--- BEGIN ---
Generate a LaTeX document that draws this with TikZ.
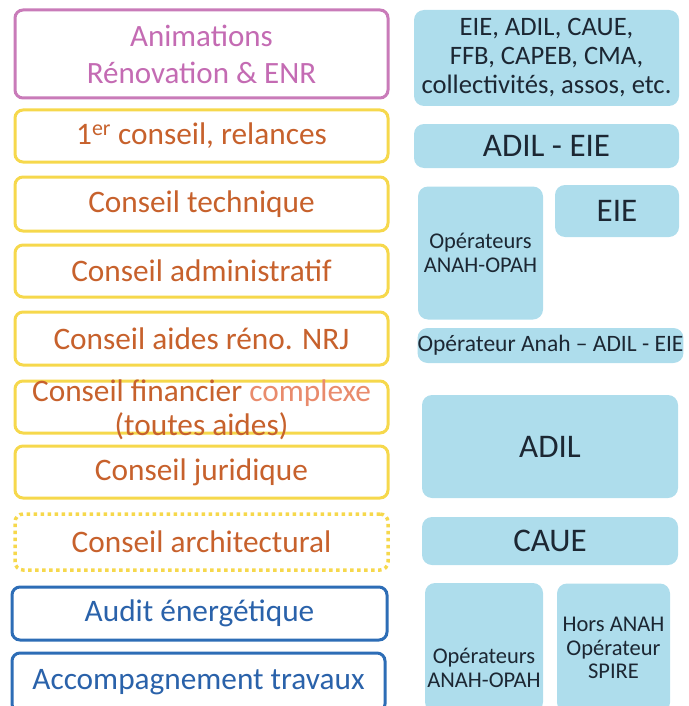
--- END ---
--- BEGIN ---
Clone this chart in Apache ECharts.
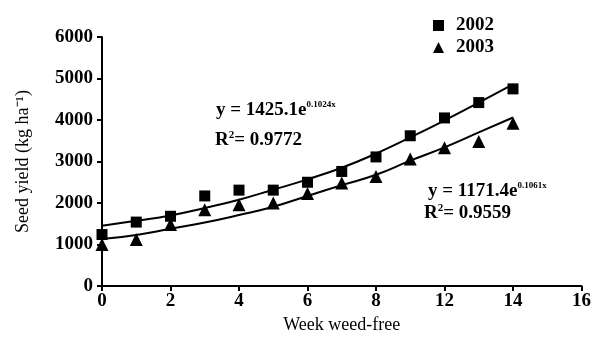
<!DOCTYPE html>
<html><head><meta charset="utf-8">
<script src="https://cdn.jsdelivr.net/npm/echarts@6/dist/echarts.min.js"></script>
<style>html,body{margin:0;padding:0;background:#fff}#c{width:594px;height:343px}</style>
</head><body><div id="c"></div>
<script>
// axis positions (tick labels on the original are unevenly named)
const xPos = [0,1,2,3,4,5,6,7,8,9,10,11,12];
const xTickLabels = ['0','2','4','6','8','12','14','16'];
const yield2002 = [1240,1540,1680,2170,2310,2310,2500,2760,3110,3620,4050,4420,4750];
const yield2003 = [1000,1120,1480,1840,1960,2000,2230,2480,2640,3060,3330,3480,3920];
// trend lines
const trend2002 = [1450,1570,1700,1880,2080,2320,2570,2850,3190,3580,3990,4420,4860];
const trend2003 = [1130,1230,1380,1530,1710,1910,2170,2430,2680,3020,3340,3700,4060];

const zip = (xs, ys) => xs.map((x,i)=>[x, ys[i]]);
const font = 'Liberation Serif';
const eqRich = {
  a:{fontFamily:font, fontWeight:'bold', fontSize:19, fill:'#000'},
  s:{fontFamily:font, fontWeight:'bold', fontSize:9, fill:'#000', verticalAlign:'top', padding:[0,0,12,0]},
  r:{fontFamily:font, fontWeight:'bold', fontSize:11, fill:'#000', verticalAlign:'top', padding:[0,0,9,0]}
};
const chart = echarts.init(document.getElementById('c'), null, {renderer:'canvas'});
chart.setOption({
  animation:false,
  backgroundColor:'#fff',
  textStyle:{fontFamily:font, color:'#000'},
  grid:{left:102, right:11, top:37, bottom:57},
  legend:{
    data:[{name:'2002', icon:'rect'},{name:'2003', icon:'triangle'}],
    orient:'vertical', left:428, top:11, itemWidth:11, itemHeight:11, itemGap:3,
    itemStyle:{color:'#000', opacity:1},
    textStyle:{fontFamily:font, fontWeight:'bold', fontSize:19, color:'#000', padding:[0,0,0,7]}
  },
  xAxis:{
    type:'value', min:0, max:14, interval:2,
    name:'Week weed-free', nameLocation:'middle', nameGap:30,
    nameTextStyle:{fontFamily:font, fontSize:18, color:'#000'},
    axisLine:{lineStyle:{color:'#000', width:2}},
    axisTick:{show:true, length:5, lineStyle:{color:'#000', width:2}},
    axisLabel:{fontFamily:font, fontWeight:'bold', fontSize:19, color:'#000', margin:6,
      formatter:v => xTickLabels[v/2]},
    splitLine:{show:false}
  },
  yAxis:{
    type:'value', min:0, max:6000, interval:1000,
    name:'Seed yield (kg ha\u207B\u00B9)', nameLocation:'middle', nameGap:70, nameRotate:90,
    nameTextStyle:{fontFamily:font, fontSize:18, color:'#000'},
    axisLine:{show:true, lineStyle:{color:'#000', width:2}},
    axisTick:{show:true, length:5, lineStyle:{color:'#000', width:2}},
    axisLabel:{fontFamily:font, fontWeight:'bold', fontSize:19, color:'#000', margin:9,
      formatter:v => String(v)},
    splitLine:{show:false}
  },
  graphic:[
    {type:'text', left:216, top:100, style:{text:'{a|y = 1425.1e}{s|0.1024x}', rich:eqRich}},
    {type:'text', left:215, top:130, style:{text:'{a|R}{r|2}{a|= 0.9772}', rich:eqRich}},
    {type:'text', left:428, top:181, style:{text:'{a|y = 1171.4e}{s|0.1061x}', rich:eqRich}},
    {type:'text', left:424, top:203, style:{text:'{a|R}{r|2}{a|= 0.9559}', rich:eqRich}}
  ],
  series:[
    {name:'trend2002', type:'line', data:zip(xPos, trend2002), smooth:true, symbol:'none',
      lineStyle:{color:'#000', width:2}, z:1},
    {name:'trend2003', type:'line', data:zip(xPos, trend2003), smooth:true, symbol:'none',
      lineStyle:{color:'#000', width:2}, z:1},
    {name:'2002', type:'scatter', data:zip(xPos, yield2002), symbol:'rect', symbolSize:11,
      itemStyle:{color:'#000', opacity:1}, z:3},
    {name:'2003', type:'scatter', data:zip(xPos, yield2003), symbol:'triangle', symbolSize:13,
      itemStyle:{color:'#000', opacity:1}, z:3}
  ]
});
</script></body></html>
--- END ---
→ **Instructions for the task**
Look through the material and copy each line that has "document".

→ **Finished task**
Generate a LaTeX document that draws this with TikZ.
const chart = echarts.init(document.getElementById('c'), null, {renderer:'canvas'});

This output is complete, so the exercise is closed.